Excerpted records:
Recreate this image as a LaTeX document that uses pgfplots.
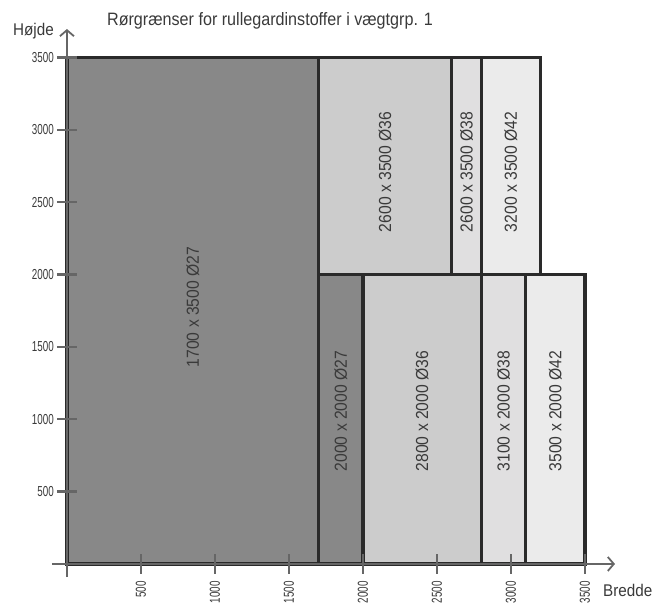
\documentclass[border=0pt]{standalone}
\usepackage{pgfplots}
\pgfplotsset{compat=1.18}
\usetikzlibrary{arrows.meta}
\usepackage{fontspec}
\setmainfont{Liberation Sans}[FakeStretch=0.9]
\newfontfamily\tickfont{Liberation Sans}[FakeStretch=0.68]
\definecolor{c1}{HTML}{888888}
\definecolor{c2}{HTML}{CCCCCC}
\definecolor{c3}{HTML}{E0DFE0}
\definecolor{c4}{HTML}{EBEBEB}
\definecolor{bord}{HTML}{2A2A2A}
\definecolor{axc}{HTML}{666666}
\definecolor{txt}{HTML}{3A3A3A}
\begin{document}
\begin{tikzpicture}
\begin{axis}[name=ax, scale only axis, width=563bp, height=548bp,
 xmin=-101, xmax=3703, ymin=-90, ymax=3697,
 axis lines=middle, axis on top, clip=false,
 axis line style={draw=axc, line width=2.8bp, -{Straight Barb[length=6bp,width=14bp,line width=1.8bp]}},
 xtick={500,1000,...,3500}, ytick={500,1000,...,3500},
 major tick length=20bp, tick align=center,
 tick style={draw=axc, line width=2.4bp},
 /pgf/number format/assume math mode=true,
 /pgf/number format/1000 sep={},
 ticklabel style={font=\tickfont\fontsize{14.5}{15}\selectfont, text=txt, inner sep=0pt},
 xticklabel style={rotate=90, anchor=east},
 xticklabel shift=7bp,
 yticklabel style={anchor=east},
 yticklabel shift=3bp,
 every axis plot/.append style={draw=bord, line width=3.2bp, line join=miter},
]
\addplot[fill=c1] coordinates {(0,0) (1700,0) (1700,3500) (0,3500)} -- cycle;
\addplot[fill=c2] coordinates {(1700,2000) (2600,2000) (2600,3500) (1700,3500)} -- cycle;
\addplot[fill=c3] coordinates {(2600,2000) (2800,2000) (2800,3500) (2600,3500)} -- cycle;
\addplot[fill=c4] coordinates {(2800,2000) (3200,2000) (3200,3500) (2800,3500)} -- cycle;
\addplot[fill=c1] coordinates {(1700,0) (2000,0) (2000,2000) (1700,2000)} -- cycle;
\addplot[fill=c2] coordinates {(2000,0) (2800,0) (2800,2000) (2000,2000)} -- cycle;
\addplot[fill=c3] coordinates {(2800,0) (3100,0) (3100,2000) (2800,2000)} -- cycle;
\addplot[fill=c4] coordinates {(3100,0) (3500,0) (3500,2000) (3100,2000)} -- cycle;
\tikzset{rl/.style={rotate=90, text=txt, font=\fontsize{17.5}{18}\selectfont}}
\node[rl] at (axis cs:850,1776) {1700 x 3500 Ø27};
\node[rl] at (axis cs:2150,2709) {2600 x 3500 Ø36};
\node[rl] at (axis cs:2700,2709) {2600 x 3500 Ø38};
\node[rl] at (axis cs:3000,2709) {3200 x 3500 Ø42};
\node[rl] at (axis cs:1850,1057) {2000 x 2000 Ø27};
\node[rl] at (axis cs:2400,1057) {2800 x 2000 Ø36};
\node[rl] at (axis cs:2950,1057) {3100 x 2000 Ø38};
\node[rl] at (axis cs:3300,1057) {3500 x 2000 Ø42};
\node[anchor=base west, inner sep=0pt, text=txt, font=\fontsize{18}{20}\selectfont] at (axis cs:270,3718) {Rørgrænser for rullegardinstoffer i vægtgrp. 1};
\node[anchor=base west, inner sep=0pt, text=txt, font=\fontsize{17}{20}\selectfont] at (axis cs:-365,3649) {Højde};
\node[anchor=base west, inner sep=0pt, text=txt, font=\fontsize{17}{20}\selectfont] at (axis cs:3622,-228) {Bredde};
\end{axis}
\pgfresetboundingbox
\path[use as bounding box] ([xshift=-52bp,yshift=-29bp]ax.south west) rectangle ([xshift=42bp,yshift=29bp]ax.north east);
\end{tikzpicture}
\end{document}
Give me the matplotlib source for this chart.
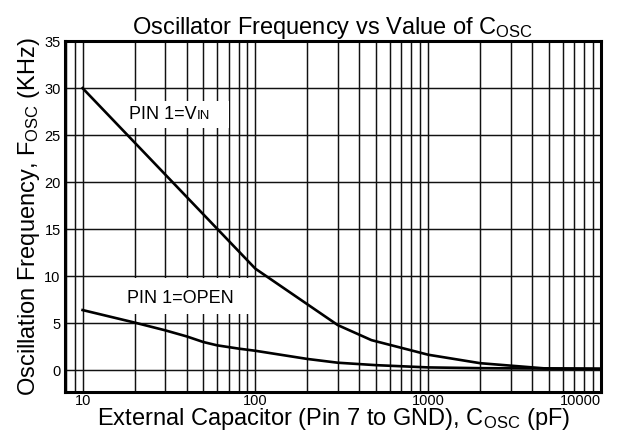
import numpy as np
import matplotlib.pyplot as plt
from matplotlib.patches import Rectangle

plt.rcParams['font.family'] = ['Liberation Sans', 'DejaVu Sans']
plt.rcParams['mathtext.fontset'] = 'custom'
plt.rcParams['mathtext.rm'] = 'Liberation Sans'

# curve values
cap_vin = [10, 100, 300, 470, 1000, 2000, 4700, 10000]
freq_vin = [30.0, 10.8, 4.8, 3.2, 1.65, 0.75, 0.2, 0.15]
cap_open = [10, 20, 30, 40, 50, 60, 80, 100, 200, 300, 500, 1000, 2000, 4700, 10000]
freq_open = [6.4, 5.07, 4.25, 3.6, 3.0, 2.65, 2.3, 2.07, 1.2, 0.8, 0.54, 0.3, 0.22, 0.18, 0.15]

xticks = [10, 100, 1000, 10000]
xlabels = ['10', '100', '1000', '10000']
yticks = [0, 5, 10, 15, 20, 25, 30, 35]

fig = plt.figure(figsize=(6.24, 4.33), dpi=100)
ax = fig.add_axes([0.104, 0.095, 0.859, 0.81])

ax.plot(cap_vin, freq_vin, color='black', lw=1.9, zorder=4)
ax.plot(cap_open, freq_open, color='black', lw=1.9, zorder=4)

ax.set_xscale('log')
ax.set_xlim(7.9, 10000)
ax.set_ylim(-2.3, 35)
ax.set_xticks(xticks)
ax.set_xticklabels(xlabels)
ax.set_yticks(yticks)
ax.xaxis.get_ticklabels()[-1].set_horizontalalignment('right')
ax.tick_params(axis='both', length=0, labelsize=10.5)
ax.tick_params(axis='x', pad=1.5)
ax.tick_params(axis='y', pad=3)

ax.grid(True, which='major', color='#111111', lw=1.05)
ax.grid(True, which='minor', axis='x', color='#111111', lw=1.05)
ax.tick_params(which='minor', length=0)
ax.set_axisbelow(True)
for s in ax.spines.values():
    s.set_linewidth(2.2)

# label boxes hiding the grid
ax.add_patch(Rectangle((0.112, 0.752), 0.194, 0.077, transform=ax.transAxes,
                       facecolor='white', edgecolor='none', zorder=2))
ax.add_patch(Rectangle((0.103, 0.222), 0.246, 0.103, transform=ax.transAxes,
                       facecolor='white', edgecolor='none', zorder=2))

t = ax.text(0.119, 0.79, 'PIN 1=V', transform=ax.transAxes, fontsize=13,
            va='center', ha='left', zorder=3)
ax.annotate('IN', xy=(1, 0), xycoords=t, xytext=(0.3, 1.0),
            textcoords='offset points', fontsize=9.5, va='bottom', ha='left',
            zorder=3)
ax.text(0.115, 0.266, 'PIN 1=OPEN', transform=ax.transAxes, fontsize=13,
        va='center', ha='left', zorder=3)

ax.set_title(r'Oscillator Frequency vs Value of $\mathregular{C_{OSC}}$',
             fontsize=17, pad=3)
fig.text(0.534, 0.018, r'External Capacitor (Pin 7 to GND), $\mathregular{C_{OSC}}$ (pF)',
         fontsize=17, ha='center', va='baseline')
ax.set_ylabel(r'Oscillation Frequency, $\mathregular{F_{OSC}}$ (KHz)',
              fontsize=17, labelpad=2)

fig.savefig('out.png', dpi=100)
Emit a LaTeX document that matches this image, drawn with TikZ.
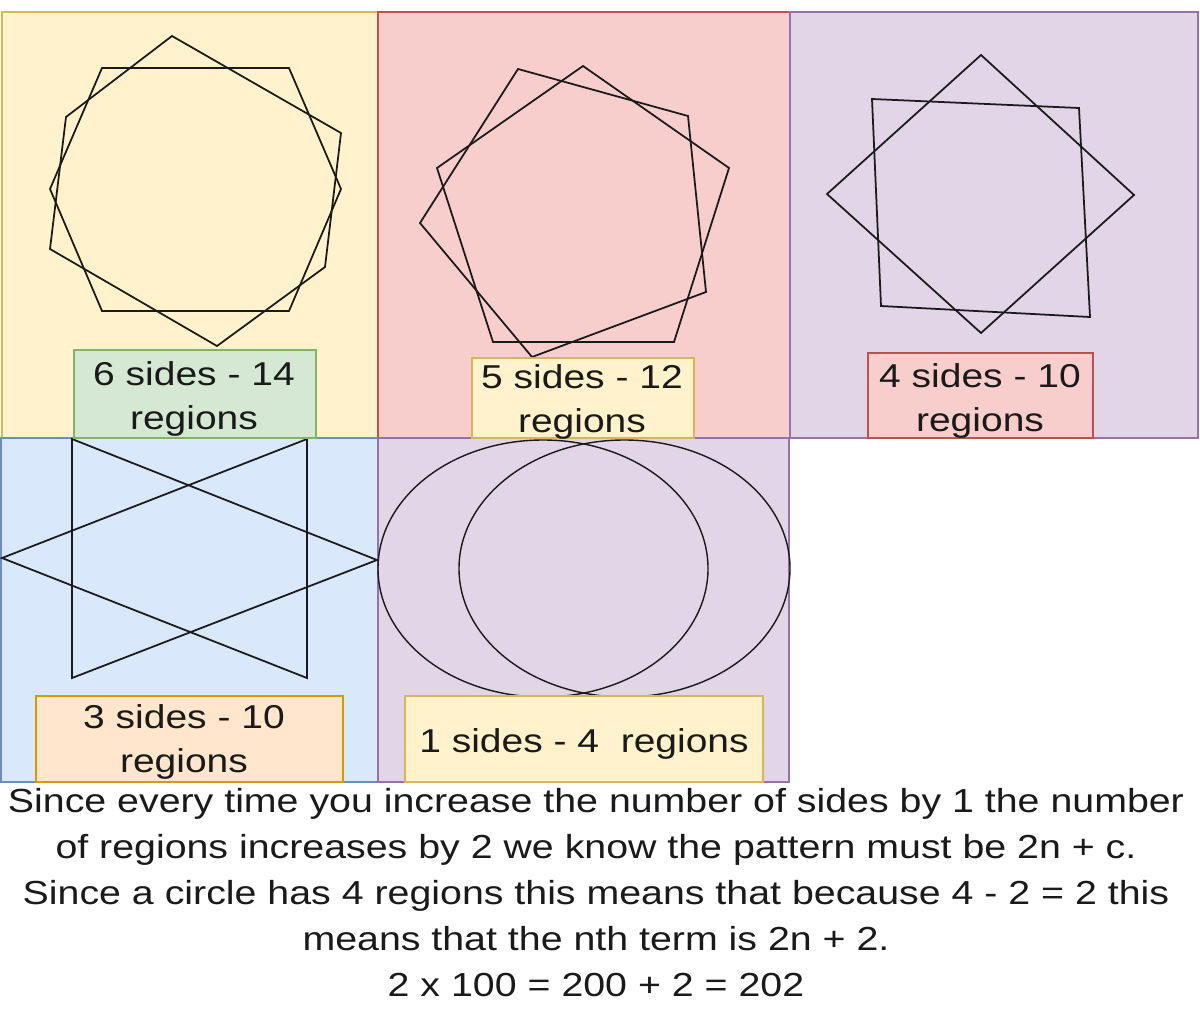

Objective: Transcribe each line above verbatim, with the pictures left out.

Solution below:
Recreate this image as a LaTeX document that uses pgfplots.
\documentclass[border=0pt]{standalone}
\usepackage{pgfplots}
\pgfplotsset{compat=1.18}
\usetikzlibrary{arrows.meta}
\usepackage{fontspec}
\setmainfont{Liberation Sans}[FakeStretch=0.9]
\newfontfamily\tickfont{Liberation Sans}[FakeStretch=0.68]
\definecolor{c1}{HTML}{888888}
\definecolor{c2}{HTML}{CCCCCC}
\definecolor{c3}{HTML}{E0DFE0}
\definecolor{c4}{HTML}{EBEBEB}
\definecolor{bord}{HTML}{2A2A2A}
\definecolor{axc}{HTML}{666666}
\definecolor{txt}{HTML}{3A3A3A}
\begin{document}
\begin{tikzpicture}
\begin{axis}[name=ax, scale only axis, width=563bp, height=548bp,
 xmin=-101, xmax=3703, ymin=-90, ymax=3697,
 axis lines=middle, axis on top, clip=false,
 axis line style={draw=axc, line width=2.8bp, -{Straight Barb[length=6bp,width=14bp,line width=1.8bp]}},
 xtick={500,1000,...,3500}, ytick={500,1000,...,3500},
 major tick length=20bp, tick align=center,
 tick style={draw=axc, line width=2.4bp},
 /pgf/number format/assume math mode=true,
 /pgf/number format/1000 sep={},
 ticklabel style={font=\tickfont\fontsize{14.5}{15}\selectfont, text=txt, inner sep=0pt},
 xticklabel style={rotate=90, anchor=east},
 xticklabel shift=7bp,
 yticklabel style={anchor=east},
 yticklabel shift=3bp,
 every axis plot/.append style={draw=bord, line width=3.2bp, line join=miter},
]
\addplot[fill=c1] coordinates {(0,0) (1700,0) (1700,3500) (0,3500)} -- cycle;
\addplot[fill=c2] coordinates {(1700,2000) (2600,2000) (2600,3500) (1700,3500)} -- cycle;
\addplot[fill=c3] coordinates {(2600,2000) (2800,2000) (2800,3500) (2600,3500)} -- cycle;
\addplot[fill=c4] coordinates {(2800,2000) (3200,2000) (3200,3500) (2800,3500)} -- cycle;
\addplot[fill=c1] coordinates {(1700,0) (2000,0) (2000,2000) (1700,2000)} -- cycle;
\addplot[fill=c2] coordinates {(2000,0) (2800,0) (2800,2000) (2000,2000)} -- cycle;
\addplot[fill=c3] coordinates {(2800,0) (3100,0) (3100,2000) (2800,2000)} -- cycle;
\addplot[fill=c4] coordinates {(3100,0) (3500,0) (3500,2000) (3100,2000)} -- cycle;
\tikzset{rl/.style={rotate=90, text=txt, font=\fontsize{17.5}{18}\selectfont}}
\node[rl] at (axis cs:850,1776) {1700 x 3500 Ø27};
\node[rl] at (axis cs:2150,2709) {2600 x 3500 Ø36};
\node[rl] at (axis cs:2700,2709) {2600 x 3500 Ø38};
\node[rl] at (axis cs:3000,2709) {3200 x 3500 Ø42};
\node[rl] at (axis cs:1850,1057) {2000 x 2000 Ø27};
\node[rl] at (axis cs:2400,1057) {2800 x 2000 Ø36};
\node[rl] at (axis cs:2950,1057) {3100 x 2000 Ø38};
\node[rl] at (axis cs:3300,1057) {3500 x 2000 Ø42};
\node[anchor=base west, inner sep=0pt, text=txt, font=\fontsize{18}{20}\selectfont] at (axis cs:270,3718) {Rørgrænser for rullegardinstoffer i vægtgrp. 1};
\node[anchor=base west, inner sep=0pt, text=txt, font=\fontsize{17}{20}\selectfont] at (axis cs:-365,3649) {Højde};
\node[anchor=base west, inner sep=0pt, text=txt, font=\fontsize{17}{20}\selectfont] at (axis cs:3622,-228) {Bredde};
\end{axis}
\pgfresetboundingbox
\path[use as bounding box] ([xshift=-52bp,yshift=-29bp]ax.south west) rectangle ([xshift=42bp,yshift=29bp]ax.north east);
\end{tikzpicture}
\end{document}
Give me the matplotlib source for this chart.
import numpy as np
import matplotlib.pyplot as plt
from matplotlib.patches import Rectangle

plt.rcParams['font.family'] = ['Liberation Sans', 'DejaVu Sans']
plt.rcParams['mathtext.fontset'] = 'custom'
plt.rcParams['mathtext.rm'] = 'Liberation Sans'

# curve values
cap_vin = [10, 100, 300, 470, 1000, 2000, 4700, 10000]
freq_vin = [30.0, 10.8, 4.8, 3.2, 1.65, 0.75, 0.2, 0.15]
cap_open = [10, 20, 30, 40, 50, 60, 80, 100, 200, 300, 500, 1000, 2000, 4700, 10000]
freq_open = [6.4, 5.07, 4.25, 3.6, 3.0, 2.65, 2.3, 2.07, 1.2, 0.8, 0.54, 0.3, 0.22, 0.18, 0.15]

xticks = [10, 100, 1000, 10000]
xlabels = ['10', '100', '1000', '10000']
yticks = [0, 5, 10, 15, 20, 25, 30, 35]

fig = plt.figure(figsize=(6.24, 4.33), dpi=100)
ax = fig.add_axes([0.104, 0.095, 0.859, 0.81])

ax.plot(cap_vin, freq_vin, color='black', lw=1.9, zorder=4)
ax.plot(cap_open, freq_open, color='black', lw=1.9, zorder=4)

ax.set_xscale('log')
ax.set_xlim(7.9, 10000)
ax.set_ylim(-2.3, 35)
ax.set_xticks(xticks)
ax.set_xticklabels(xlabels)
ax.set_yticks(yticks)
ax.xaxis.get_ticklabels()[-1].set_horizontalalignment('right')
ax.tick_params(axis='both', length=0, labelsize=10.5)
ax.tick_params(axis='x', pad=1.5)
ax.tick_params(axis='y', pad=3)

ax.grid(True, which='major', color='#111111', lw=1.05)
ax.grid(True, which='minor', axis='x', color='#111111', lw=1.05)
ax.tick_params(which='minor', length=0)
ax.set_axisbelow(True)
for s in ax.spines.values():
    s.set_linewidth(2.2)

# label boxes hiding the grid
ax.add_patch(Rectangle((0.112, 0.752), 0.194, 0.077, transform=ax.transAxes,
                       facecolor='white', edgecolor='none', zorder=2))
ax.add_patch(Rectangle((0.103, 0.222), 0.246, 0.103, transform=ax.transAxes,
                       facecolor='white', edgecolor='none', zorder=2))

t = ax.text(0.119, 0.79, 'PIN 1=V', transform=ax.transAxes, fontsize=13,
            va='center', ha='left', zorder=3)
ax.annotate('IN', xy=(1, 0), xycoords=t, xytext=(0.3, 1.0),
            textcoords='offset points', fontsize=9.5, va='bottom', ha='left',
            zorder=3)
ax.text(0.115, 0.266, 'PIN 1=OPEN', transform=ax.transAxes, fontsize=13,
        va='center', ha='left', zorder=3)

ax.set_title(r'Oscillator Frequency vs Value of $\mathregular{C_{OSC}}$',
             fontsize=17, pad=3)
fig.text(0.534, 0.018, r'External Capacitor (Pin 7 to GND), $\mathregular{C_{OSC}}$ (pF)',
         fontsize=17, ha='center', va='baseline')
ax.set_ylabel(r'Oscillation Frequency, $\mathregular{F_{OSC}}$ (KHz)',
              fontsize=17, labelpad=2)

fig.savefig('out.png', dpi=100)
Emit a LaTeX document that matches this image, drawn with TikZ.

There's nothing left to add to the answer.